[DIRECTIONS] Find every line in the records below that holds the word "this" and copy it.

**** DATASET ****

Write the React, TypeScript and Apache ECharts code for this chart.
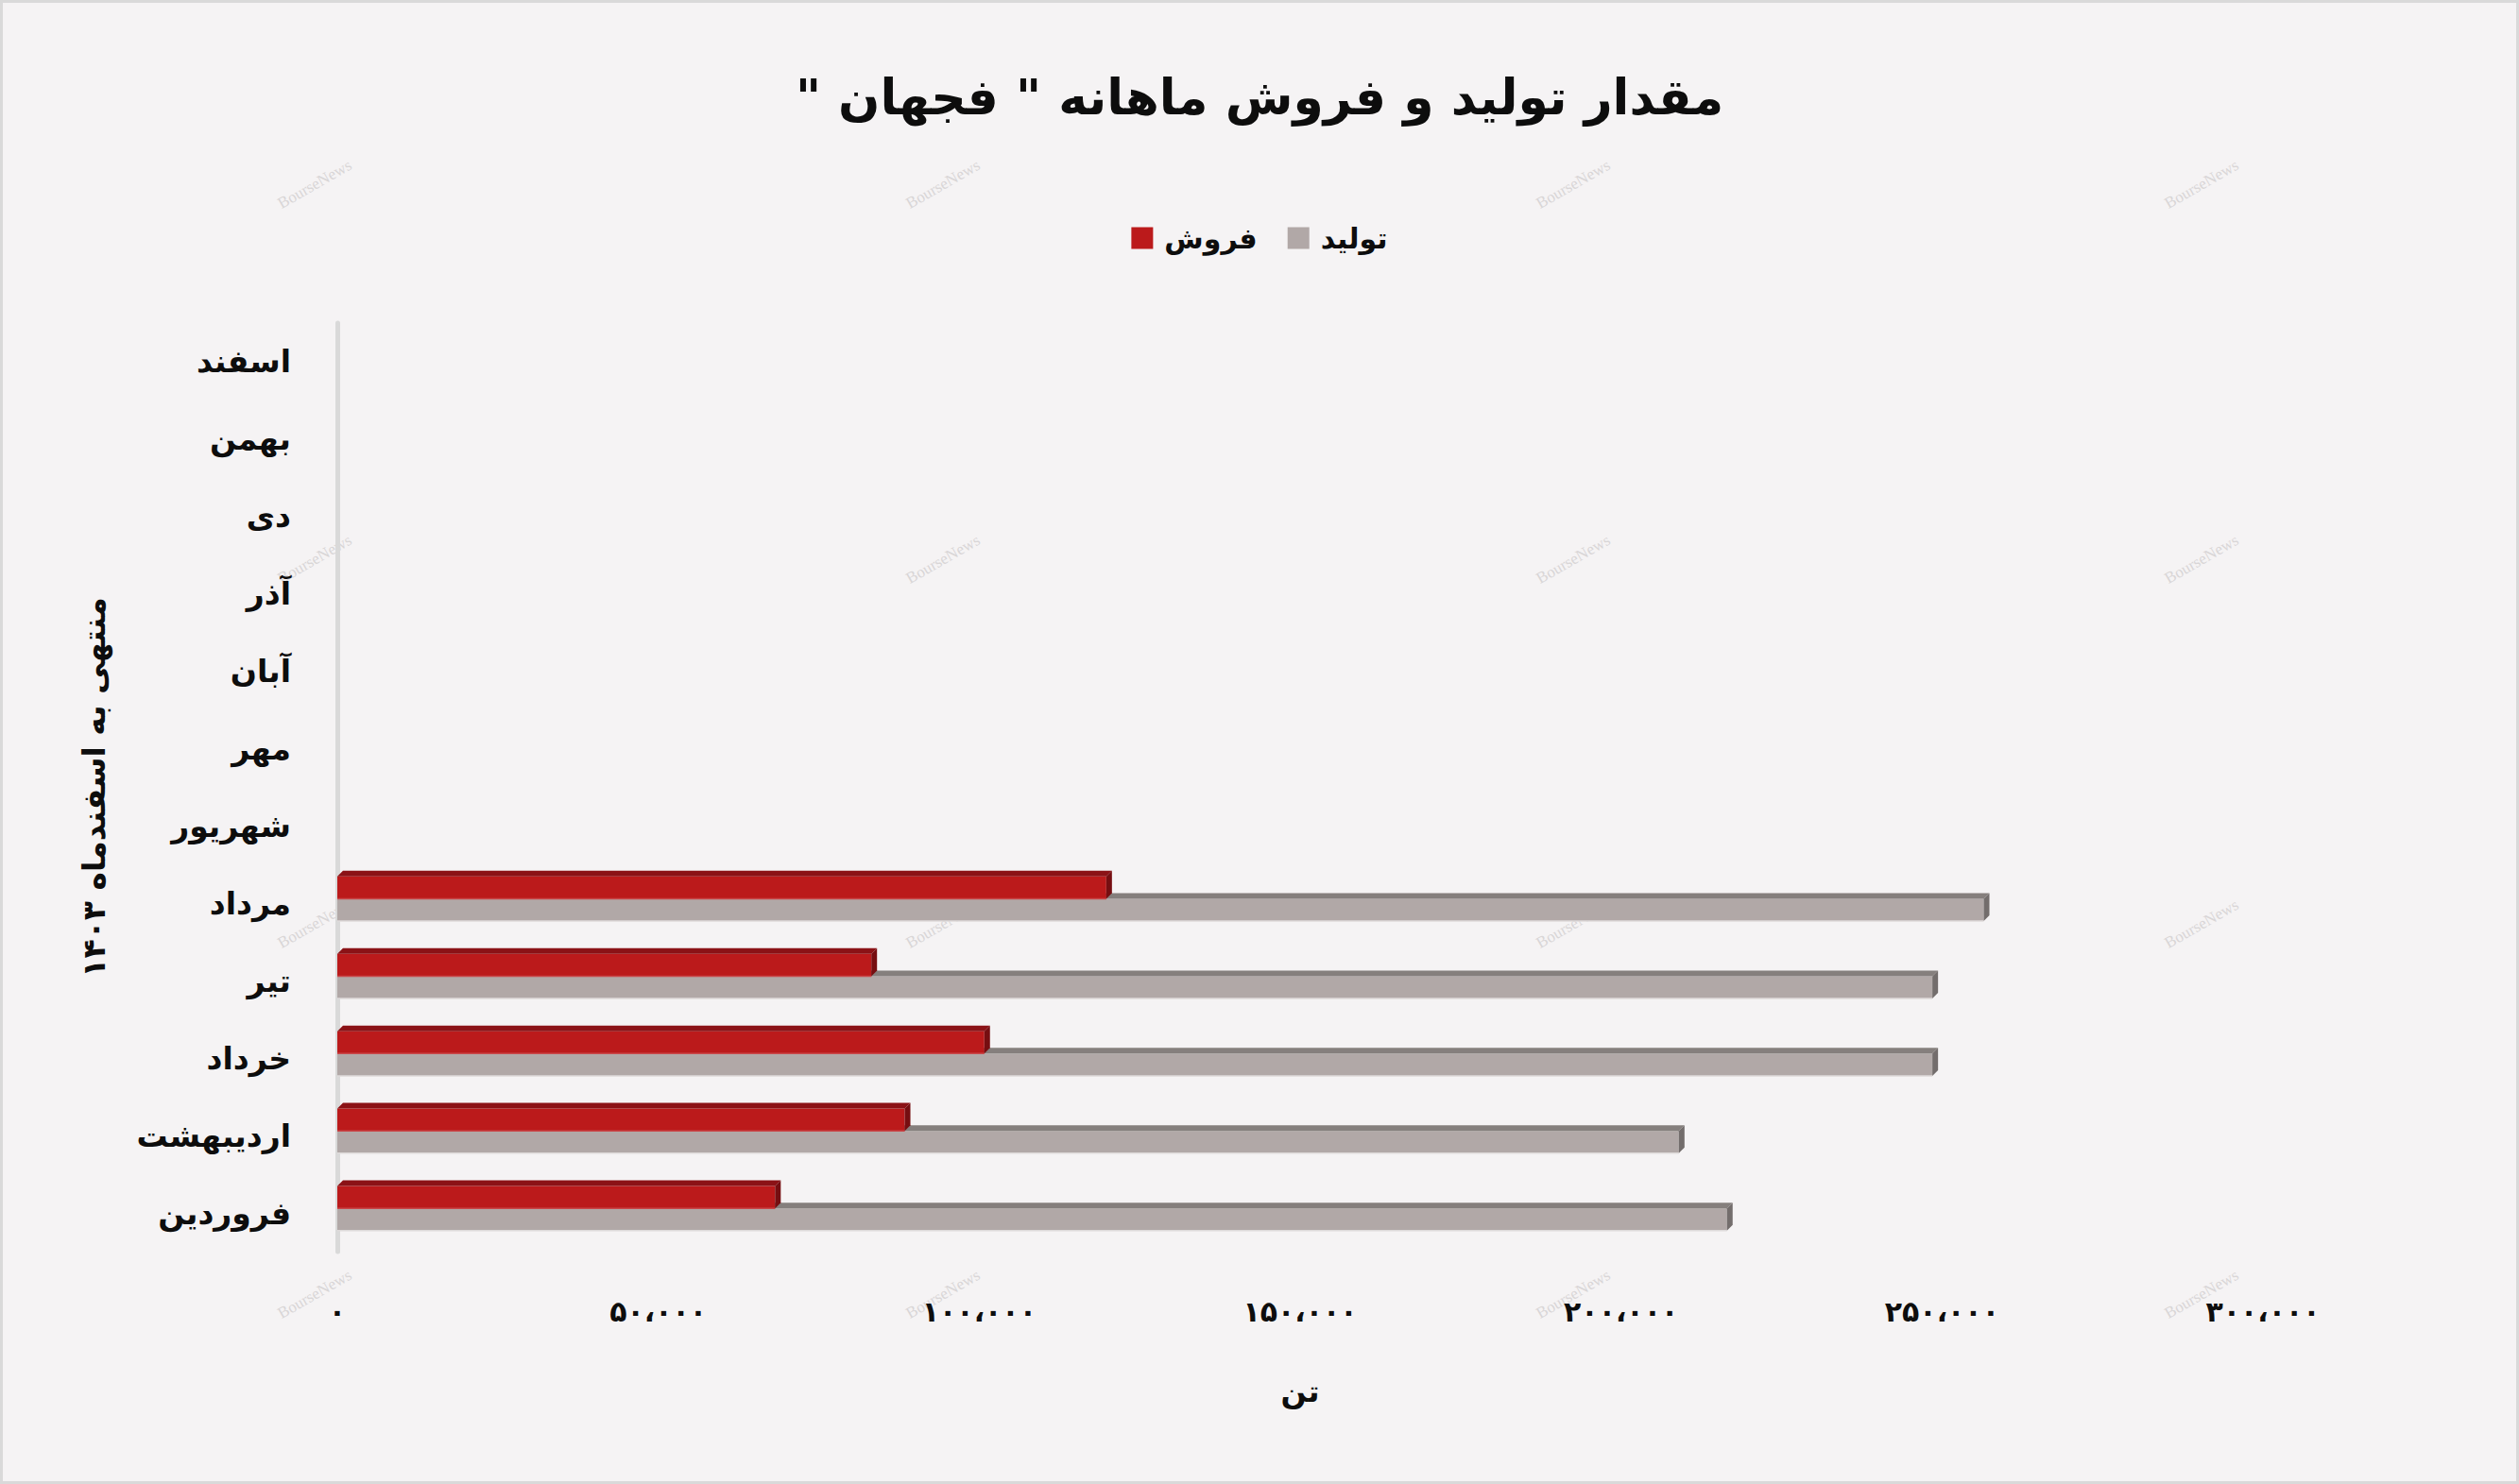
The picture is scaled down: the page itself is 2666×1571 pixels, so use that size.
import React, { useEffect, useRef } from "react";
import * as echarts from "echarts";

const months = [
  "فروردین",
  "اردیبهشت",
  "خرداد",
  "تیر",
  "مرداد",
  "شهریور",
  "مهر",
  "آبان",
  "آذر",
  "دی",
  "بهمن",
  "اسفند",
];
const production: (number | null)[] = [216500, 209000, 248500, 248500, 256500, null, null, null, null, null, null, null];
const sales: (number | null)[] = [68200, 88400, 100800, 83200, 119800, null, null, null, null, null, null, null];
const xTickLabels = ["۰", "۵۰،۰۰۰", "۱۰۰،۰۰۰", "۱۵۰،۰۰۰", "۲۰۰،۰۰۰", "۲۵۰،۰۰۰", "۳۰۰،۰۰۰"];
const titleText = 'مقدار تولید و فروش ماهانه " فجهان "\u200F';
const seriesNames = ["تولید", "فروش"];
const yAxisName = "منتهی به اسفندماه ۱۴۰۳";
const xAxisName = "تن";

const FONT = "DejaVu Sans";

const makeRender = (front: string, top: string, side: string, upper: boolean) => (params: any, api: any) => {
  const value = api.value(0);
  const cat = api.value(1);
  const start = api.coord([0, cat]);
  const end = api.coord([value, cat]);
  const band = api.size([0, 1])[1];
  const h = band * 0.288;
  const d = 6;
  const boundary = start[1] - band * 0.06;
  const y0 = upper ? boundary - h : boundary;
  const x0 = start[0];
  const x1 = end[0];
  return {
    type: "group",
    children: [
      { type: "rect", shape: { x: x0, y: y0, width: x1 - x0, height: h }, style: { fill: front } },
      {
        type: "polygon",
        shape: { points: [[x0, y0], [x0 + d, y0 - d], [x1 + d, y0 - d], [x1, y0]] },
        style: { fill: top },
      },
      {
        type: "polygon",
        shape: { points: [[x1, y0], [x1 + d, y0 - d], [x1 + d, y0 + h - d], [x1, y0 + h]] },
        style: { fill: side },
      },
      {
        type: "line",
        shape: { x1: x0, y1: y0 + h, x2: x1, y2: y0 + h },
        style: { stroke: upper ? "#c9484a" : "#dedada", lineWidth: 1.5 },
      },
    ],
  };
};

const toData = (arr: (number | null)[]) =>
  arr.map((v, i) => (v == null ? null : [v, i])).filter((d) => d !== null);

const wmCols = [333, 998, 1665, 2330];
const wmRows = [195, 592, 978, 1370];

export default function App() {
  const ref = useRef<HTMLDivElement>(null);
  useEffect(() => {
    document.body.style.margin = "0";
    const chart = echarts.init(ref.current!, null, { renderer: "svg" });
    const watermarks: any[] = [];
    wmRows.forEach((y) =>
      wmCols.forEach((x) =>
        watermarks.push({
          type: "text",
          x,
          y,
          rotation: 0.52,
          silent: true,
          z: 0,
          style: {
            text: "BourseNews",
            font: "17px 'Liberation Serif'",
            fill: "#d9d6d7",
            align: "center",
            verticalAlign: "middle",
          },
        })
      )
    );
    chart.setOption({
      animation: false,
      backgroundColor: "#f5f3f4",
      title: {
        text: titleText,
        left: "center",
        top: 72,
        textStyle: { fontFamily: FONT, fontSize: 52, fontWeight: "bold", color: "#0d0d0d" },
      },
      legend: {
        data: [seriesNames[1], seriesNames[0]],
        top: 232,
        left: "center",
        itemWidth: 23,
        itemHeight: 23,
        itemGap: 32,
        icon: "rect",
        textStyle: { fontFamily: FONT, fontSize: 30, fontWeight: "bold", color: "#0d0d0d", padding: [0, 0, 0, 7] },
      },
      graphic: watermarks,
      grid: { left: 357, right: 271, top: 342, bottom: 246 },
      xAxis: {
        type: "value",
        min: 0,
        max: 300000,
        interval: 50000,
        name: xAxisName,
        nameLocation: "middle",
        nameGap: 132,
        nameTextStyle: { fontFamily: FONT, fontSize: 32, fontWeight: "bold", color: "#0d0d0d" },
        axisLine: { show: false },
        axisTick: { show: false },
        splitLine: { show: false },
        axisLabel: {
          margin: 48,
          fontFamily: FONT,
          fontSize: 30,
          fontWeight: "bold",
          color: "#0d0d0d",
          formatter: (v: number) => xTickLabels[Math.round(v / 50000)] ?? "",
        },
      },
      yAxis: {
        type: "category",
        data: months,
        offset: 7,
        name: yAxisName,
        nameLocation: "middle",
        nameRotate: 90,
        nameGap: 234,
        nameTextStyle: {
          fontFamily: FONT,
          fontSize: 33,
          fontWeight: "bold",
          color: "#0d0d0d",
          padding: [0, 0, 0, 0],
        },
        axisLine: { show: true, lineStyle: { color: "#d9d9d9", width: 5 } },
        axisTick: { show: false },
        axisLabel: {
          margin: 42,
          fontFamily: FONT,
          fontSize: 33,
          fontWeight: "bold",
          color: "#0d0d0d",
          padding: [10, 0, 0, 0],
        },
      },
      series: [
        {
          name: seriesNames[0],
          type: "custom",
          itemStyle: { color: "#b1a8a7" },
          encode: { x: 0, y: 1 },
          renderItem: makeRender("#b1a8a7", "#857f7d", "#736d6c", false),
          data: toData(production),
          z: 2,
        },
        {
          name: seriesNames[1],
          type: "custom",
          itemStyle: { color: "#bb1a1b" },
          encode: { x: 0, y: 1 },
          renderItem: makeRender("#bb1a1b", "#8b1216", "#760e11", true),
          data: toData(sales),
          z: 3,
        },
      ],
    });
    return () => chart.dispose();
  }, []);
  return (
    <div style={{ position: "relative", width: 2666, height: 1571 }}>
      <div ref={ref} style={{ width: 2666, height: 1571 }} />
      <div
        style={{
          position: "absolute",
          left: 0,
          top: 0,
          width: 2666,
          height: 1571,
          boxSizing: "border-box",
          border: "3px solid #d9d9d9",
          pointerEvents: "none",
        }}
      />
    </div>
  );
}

****
**** DATASET ****

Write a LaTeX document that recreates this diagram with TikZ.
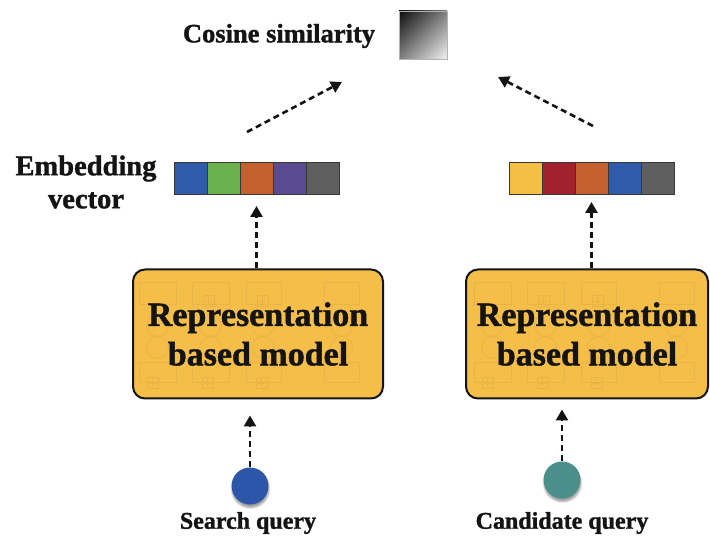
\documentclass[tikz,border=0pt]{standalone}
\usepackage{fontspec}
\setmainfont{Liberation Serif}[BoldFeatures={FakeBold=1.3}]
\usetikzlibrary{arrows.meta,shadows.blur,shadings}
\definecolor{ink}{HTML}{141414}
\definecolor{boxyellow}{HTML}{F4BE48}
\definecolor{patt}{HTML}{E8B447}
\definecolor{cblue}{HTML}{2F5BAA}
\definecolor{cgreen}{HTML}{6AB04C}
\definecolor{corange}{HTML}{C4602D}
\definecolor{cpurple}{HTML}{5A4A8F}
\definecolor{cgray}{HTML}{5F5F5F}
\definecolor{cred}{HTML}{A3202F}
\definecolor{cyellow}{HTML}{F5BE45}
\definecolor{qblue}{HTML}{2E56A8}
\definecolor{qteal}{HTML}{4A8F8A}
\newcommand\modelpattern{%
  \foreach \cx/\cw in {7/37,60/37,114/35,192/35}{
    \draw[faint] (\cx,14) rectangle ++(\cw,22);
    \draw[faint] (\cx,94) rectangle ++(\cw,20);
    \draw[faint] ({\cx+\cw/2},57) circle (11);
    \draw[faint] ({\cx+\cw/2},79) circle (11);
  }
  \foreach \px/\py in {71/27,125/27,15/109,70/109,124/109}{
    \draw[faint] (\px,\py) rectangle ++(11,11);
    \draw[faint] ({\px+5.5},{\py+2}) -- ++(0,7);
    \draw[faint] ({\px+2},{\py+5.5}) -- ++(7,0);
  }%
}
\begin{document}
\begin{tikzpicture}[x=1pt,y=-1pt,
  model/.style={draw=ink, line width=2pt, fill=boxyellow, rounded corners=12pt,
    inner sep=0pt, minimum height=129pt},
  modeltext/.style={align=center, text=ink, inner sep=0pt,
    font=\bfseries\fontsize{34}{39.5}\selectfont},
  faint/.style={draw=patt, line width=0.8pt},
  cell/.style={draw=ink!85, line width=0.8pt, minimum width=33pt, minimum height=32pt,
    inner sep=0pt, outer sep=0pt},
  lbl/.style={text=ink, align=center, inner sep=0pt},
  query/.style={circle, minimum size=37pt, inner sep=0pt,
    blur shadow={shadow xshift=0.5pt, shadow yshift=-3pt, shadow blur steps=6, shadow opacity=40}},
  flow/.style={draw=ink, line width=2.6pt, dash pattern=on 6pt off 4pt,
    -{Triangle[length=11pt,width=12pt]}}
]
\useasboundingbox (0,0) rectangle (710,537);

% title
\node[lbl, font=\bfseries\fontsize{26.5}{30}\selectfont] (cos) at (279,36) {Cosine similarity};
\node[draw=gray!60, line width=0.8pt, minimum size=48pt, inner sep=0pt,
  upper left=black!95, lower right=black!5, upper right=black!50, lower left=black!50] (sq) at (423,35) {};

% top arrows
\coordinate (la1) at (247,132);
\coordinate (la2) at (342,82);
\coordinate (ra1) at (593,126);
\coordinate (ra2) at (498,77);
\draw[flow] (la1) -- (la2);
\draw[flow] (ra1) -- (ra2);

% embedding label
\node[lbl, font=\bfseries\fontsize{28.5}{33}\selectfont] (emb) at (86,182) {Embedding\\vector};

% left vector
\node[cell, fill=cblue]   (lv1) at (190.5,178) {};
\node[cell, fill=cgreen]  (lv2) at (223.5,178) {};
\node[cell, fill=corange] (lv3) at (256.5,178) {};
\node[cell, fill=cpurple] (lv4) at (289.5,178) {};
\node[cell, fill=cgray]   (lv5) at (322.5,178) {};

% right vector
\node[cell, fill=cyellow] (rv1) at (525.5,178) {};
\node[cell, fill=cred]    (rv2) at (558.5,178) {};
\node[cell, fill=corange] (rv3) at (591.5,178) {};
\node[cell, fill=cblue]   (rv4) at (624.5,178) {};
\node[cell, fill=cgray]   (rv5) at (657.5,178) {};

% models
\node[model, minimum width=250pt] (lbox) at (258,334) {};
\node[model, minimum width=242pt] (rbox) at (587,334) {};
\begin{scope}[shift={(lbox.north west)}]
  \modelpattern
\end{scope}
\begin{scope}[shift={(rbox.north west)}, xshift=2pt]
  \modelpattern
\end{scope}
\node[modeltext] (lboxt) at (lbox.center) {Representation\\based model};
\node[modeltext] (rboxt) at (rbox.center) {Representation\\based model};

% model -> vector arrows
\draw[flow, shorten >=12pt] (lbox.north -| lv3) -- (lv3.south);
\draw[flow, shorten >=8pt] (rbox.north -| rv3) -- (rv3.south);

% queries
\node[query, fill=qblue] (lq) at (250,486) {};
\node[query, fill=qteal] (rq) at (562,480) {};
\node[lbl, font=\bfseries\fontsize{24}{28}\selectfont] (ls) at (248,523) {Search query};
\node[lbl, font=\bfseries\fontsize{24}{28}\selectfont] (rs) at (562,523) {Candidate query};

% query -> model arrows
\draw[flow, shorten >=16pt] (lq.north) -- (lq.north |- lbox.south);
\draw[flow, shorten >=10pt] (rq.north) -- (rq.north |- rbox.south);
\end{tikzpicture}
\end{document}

****

[ANSWER]
Write the React, TypeScript and Apache ECharts code for this chart.
Write a LaTeX document that recreates this diagram with TikZ.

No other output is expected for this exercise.